Jun 27, 2020
Spotlight
Centennial College A Block Expansion Project (MT)
Client: Centennial College
Location: Scarborough, Ontario, Canada
Delivery Model: Design-Build
Value: $85 million
Size: 150,000 sq. ft.
Project Highlights
- One of the first mass timber, post-secondary education facilities in Canada.
- Achieved certification under the CaGBC’s Zero Carbon Building Standard.
- Designed to achieve LEEDⓇ Gold certification to ensure a healthy indoor environment, reduced greenhouse gas emissions, and efficient use of energy, water, and other resources.
- Designed to achieve WELL Silver certification, focusing on indoor environmental quality, promoting healthy habits, facilitating physical activity, and biophilic design.
The Centennial College A Block Expansion project will be a five-story building with a lower level, offering approximately 136,000 sq. ft. of new and 16,085 sq. ft. of renovated space. The project consists of three areas of work: the construction of a student services building with supporting office spaces, the partial renovation and alteration of the existing 1994 A Block building, and the exterior work surrounding the two buildings. In addition, the project will include a mass timber building that will house administrative services and academic programming space for the School of Engineering Technology and Applied Science; it will also house support areas like food services and an Indigenous Commons area. The building design will reflect Indigenous values and principles based on the concept of “two-eyed seeing”: viewing the world through the lens of both Indigenous and Western knowledge.
Using engineered wood products to create building structures instead of steel or concrete in line with the sustainable vision of the college, the project is set to become the first post-secondary mass timber facility in Ontario. The low-carbon, highly energy-efficient, mass timber building will be constructed with a combination of cross and glue-laminated locally-sourced Canadian timber. The mass timber structure will be manufactured locally—with materials sourced via Nordic Structures in Montreal, Quebec—through sustainably harvested and FSC-certified wood. The volume of the timber being used is roughly 3,600 sq. m.
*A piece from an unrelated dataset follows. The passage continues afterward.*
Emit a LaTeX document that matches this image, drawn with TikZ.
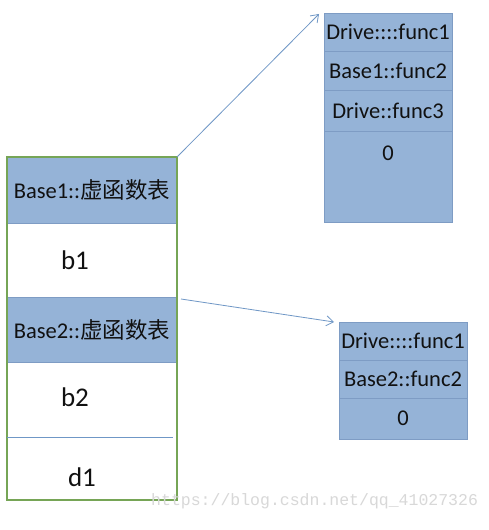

This project is pursuing an effective sustainability strategy to reduce energy consumption. The LEEDⓇ and net-zero carbon features of the project focused on high-performance building enclosure to reduce heating and cooling loads on the building, efficient mechanical system design in order to provide exceptional occupant comfort as well as renewable energy integration (i.e. 5% onsite renewable energy generation) to supplement building energy use with clean power.